* [Material provided]
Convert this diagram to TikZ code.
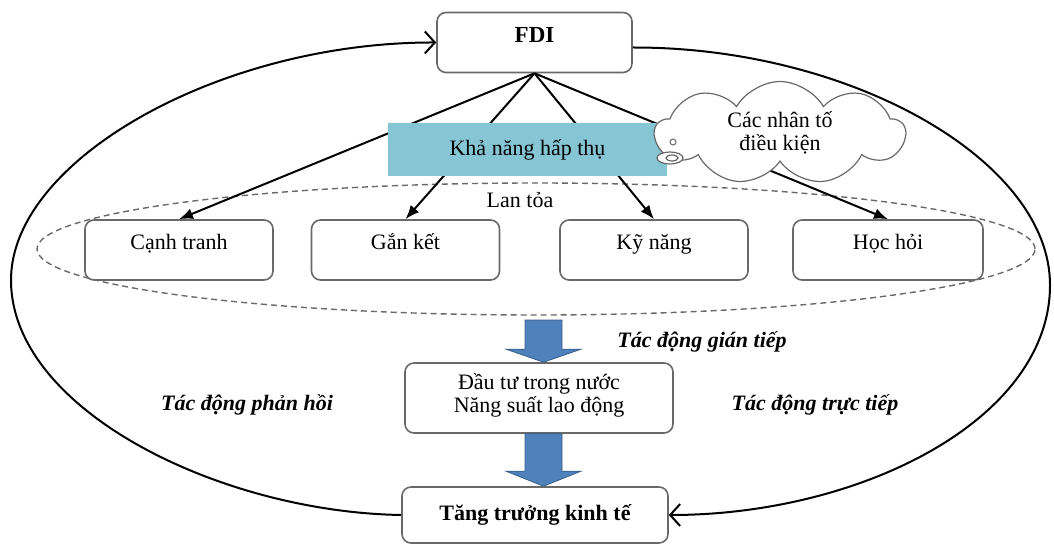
\documentclass[tikz,border=0pt]{standalone}
\usepackage{fontspec}
\setmainfont{Liberation Serif}
\usetikzlibrary{arrows.meta,shapes.geometric,shapes.symbols,calc}
\definecolor{boxgray}{RGB}{105,105,105}
\definecolor{absorbfill}{RGB}{134,197,212}
\definecolor{arrowfill}{RGB}{79,129,189}
\definecolor{arrowdraw}{RGB}{56,93,138}
\tikzset{
  txt/.style={font=\fontsize{22}{23}\selectfont},
  rbox/.style={txt, draw=boxgray, line width=1.6pt, rounded corners=9pt, fill=white, inner sep=0pt},
  smallbox/.style={rbox, minimum width=188pt, minimum height=60pt, text height=15pt, text depth=15pt},
  conn/.style={line width=2pt, -{Latex[length=14pt,width=11pt]}},
  outer/.style={line width=2pt, -{Straight Barb[length=10pt,width=22pt,line width=2pt]}},
  lbl/.style={font=\fontsize{22}{23}\selectfont\bfseries\itshape, inner sep=0pt},
  bluearrow/.style={fill=arrowfill, draw=arrowdraw, line width=0.8pt, line join=miter}
}
\begin{document}
\begin{tikzpicture}[x=1pt,y=-1pt]
\useasboundingbox (0,0) rectangle (1054,545);

% dashed spread ellipse
\node[draw=boxgray, dashed, dash pattern=on 6pt off 4pt, line width=1.4pt, ellipse, minimum width=998pt, minimum height=132pt, inner sep=0pt] (spread) at (536,249) {};
\node[txt, inner sep=0pt] (lantoa) at (520,200) {Lan tỏa};

% boxes
\node[rbox, minimum width=195pt, minimum height=60pt, text height=15pt, text depth=15pt, font=\fontsize{23}{24}\selectfont\bfseries] (fdi) at (534.5,42.5) {FDI};
\node[smallbox] (canh) at (179,250) {Cạnh tranh};
\node[smallbox] (gan) at (405.5,250) {Gắn kết};
\node[smallbox] (kyn) at (654,250) {Kỹ năng};
\node[smallbox, minimum width=190pt] (hoc) at (888,250) {Học hỏi};
\node[rbox, minimum width=268pt, minimum height=70pt, align=center, text height=38pt, text depth=9pt] (dau) at (539,398) {Đầu tư trong nước\\Năng suất lao động};
\node[rbox, minimum width=266pt, minimum height=56pt, text height=16pt, text depth=5pt, font=\fontsize{22}{23}\selectfont\bfseries] (tang) at (535,515) {Tăng trưởng kinh tế};

% connectors from FDI
\draw[conn] (fdi.south) -- (canh.north);
\draw[conn] (fdi.south) -- (gan.north);
\draw[conn] (fdi.south) -- (kyn.north);
\draw[conn] (fdi.south) -- (hoc.north);

% absorption box
\node[txt, fill=absorbfill, minimum width=279pt, minimum height=53pt, inner sep=0pt] (absorb) at (527.5,149.5) {Khả năng hấp thụ};

% cloud
\node[txt, cloud, draw=boxgray, line width=1.2pt, fill=white, cloud puffs=9, cloud puff arc=120, aspect=2.4, minimum width=250pt, minimum height=103pt, inner sep=0pt, align=center] (cloud) at (780,133) {Các nhân tố\\điều kiện};
\draw[boxgray, line width=1.2pt, fill=white] (670,158) ellipse [x radius=13pt, y radius=6pt];
\draw[boxgray, line width=1.2pt] (672,158) ellipse [x radius=6pt, y radius=3pt];
\draw[boxgray, line width=1pt] (673,142) circle [radius=3pt];

% outer feedback loop
\draw[outer] (tang.west) .. controls (220,512) and (11,410) .. (11,280)
  .. controls (11,160) and (220,42) .. (fdi.west);
\draw[outer] ([yshift=-5pt]fdi.east) .. controls (850,47) and (1050,160) .. (1050,285)
  .. controls (1050,420) and (860,515) .. (tang.east);

% blue block arrows
\coordinate (a1top) at (543.5,320);
\coordinate (a1tip) at ($(dau.north)+(4.5,0)$);
\coordinate (a2top) at ($(dau.south)+(4.5,0)$);
\coordinate (a2tip) at ($(tang.north)+(8.5,0)$);
\draw[bluearrow] let \p1=(a1top), \p2=(a1tip) in
  (\x1-18.5pt,\y1) -- (\x1-18.5pt,\y2+13pt) -- (\x1-37.5pt,\y2+13pt) -- (\x1,\y2)
  -- (\x1+37.5pt,\y2+13pt) -- (\x1+18.5pt,\y2+13pt) -- (\x1+18.5pt,\y1) -- cycle;
\draw[bluearrow] let \p1=(a2top), \p2=(a2tip) in
  (\x1-18.5pt,\y1) -- (\x1-18.5pt,\y2+15pt) -- (\x1-37.5pt,\y2+15pt) -- (\x1,\y2)
  -- (\x1+37.5pt,\y2+15pt) -- (\x1+18.5pt,\y2+15pt) -- (\x1+18.5pt,\y1) -- cycle;

% labels
\node[lbl] (gian) at (702,342) {Tác động gián tiếp};
\node[lbl] (phanhoi) at (247,405) {Tác động phản hồi};
\node[lbl] (tructiep) at (815,405) {Tác động trực tiếp};
\end{tikzpicture}
\end{document}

* [What you should do] Pictures in the data above should not be copied; transcribe everything else exactly.

* [Solution]
Convert this diagram to TikZ code.
\documentclass[tikz,border=0pt]{standalone}
\usepackage{fontspec}
\setmainfont{Liberation Serif}
\usetikzlibrary{arrows.meta,shapes.geometric,shapes.symbols,calc}
\definecolor{boxgray}{RGB}{105,105,105}
\definecolor{absorbfill}{RGB}{134,197,212}
\definecolor{arrowfill}{RGB}{79,129,189}
\definecolor{arrowdraw}{RGB}{56,93,138}
\tikzset{
  txt/.style={font=\fontsize{22}{23}\selectfont},
  rbox/.style={txt, draw=boxgray, line width=1.6pt, rounded corners=9pt, fill=white, inner sep=0pt},
  smallbox/.style={rbox, minimum width=188pt, minimum height=60pt, text height=15pt, text depth=15pt},
  conn/.style={line width=2pt, -{Latex[length=14pt,width=11pt]}},
  outer/.style={line width=2pt, -{Straight Barb[length=10pt,width=22pt,line width=2pt]}},
  lbl/.style={font=\fontsize{22}{23}\selectfont\bfseries\itshape, inner sep=0pt},
  bluearrow/.style={fill=arrowfill, draw=arrowdraw, line width=0.8pt, line join=miter}
}
\begin{document}
\begin{tikzpicture}[x=1pt,y=-1pt]
\useasboundingbox (0,0) rectangle (1054,545);

% dashed spread ellipse
\node[draw=boxgray, dashed, dash pattern=on 6pt off 4pt, line width=1.4pt, ellipse, minimum width=998pt, minimum height=132pt, inner sep=0pt] (spread) at (536,249) {};
\node[txt, inner sep=0pt] (lantoa) at (520,200) {Lan tỏa};

% boxes
\node[rbox, minimum width=195pt, minimum height=60pt, text height=15pt, text depth=15pt, font=\fontsize{23}{24}\selectfont\bfseries] (fdi) at (534.5,42.5) {FDI};
\node[smallbox] (canh) at (179,250) {Cạnh tranh};
\node[smallbox] (gan) at (405.5,250) {Gắn kết};
\node[smallbox] (kyn) at (654,250) {Kỹ năng};
\node[smallbox, minimum width=190pt] (hoc) at (888,250) {Học hỏi};
\node[rbox, minimum width=268pt, minimum height=70pt, align=center, text height=38pt, text depth=9pt] (dau) at (539,398) {Đầu tư trong nước\\Năng suất lao động};
\node[rbox, minimum width=266pt, minimum height=56pt, text height=16pt, text depth=5pt, font=\fontsize{22}{23}\selectfont\bfseries] (tang) at (535,515) {Tăng trưởng kinh tế};

% connectors from FDI
\draw[conn] (fdi.south) -- (canh.north);
\draw[conn] (fdi.south) -- (gan.north);
\draw[conn] (fdi.south) -- (kyn.north);
\draw[conn] (fdi.south) -- (hoc.north);

% absorption box
\node[txt, fill=absorbfill, minimum width=279pt, minimum height=53pt, inner sep=0pt] (absorb) at (527.5,149.5) {Khả năng hấp thụ};

% cloud
\node[txt, cloud, draw=boxgray, line width=1.2pt, fill=white, cloud puffs=9, cloud puff arc=120, aspect=2.4, minimum width=250pt, minimum height=103pt, inner sep=0pt, align=center] (cloud) at (780,133) {Các nhân tố\\điều kiện};
\draw[boxgray, line width=1.2pt, fill=white] (670,158) ellipse [x radius=13pt, y radius=6pt];
\draw[boxgray, line width=1.2pt] (672,158) ellipse [x radius=6pt, y radius=3pt];
\draw[boxgray, line width=1pt] (673,142) circle [radius=3pt];

% outer feedback loop
\draw[outer] (tang.west) .. controls (220,512) and (11,410) .. (11,280)
  .. controls (11,160) and (220,42) .. (fdi.west);
\draw[outer] ([yshift=-5pt]fdi.east) .. controls (850,47) and (1050,160) .. (1050,285)
  .. controls (1050,420) and (860,515) .. (tang.east);

% blue block arrows
\coordinate (a1top) at (543.5,320);
\coordinate (a1tip) at ($(dau.north)+(4.5,0)$);
\coordinate (a2top) at ($(dau.south)+(4.5,0)$);
\coordinate (a2tip) at ($(tang.north)+(8.5,0)$);
\draw[bluearrow] let \p1=(a1top), \p2=(a1tip) in
  (\x1-18.5pt,\y1) -- (\x1-18.5pt,\y2+13pt) -- (\x1-37.5pt,\y2+13pt) -- (\x1,\y2)
  -- (\x1+37.5pt,\y2+13pt) -- (\x1+18.5pt,\y2+13pt) -- (\x1+18.5pt,\y1) -- cycle;
\draw[bluearrow] let \p1=(a2top), \p2=(a2tip) in
  (\x1-18.5pt,\y1) -- (\x1-18.5pt,\y2+15pt) -- (\x1-37.5pt,\y2+15pt) -- (\x1,\y2)
  -- (\x1+37.5pt,\y2+15pt) -- (\x1+18.5pt,\y2+15pt) -- (\x1+18.5pt,\y1) -- cycle;

% labels
\node[lbl] (gian) at (702,342) {Tác động gián tiếp};
\node[lbl] (phanhoi) at (247,405) {Tác động phản hồi};
\node[lbl] (tructiep) at (815,405) {Tác động trực tiếp};
\end{tikzpicture}
\end{document}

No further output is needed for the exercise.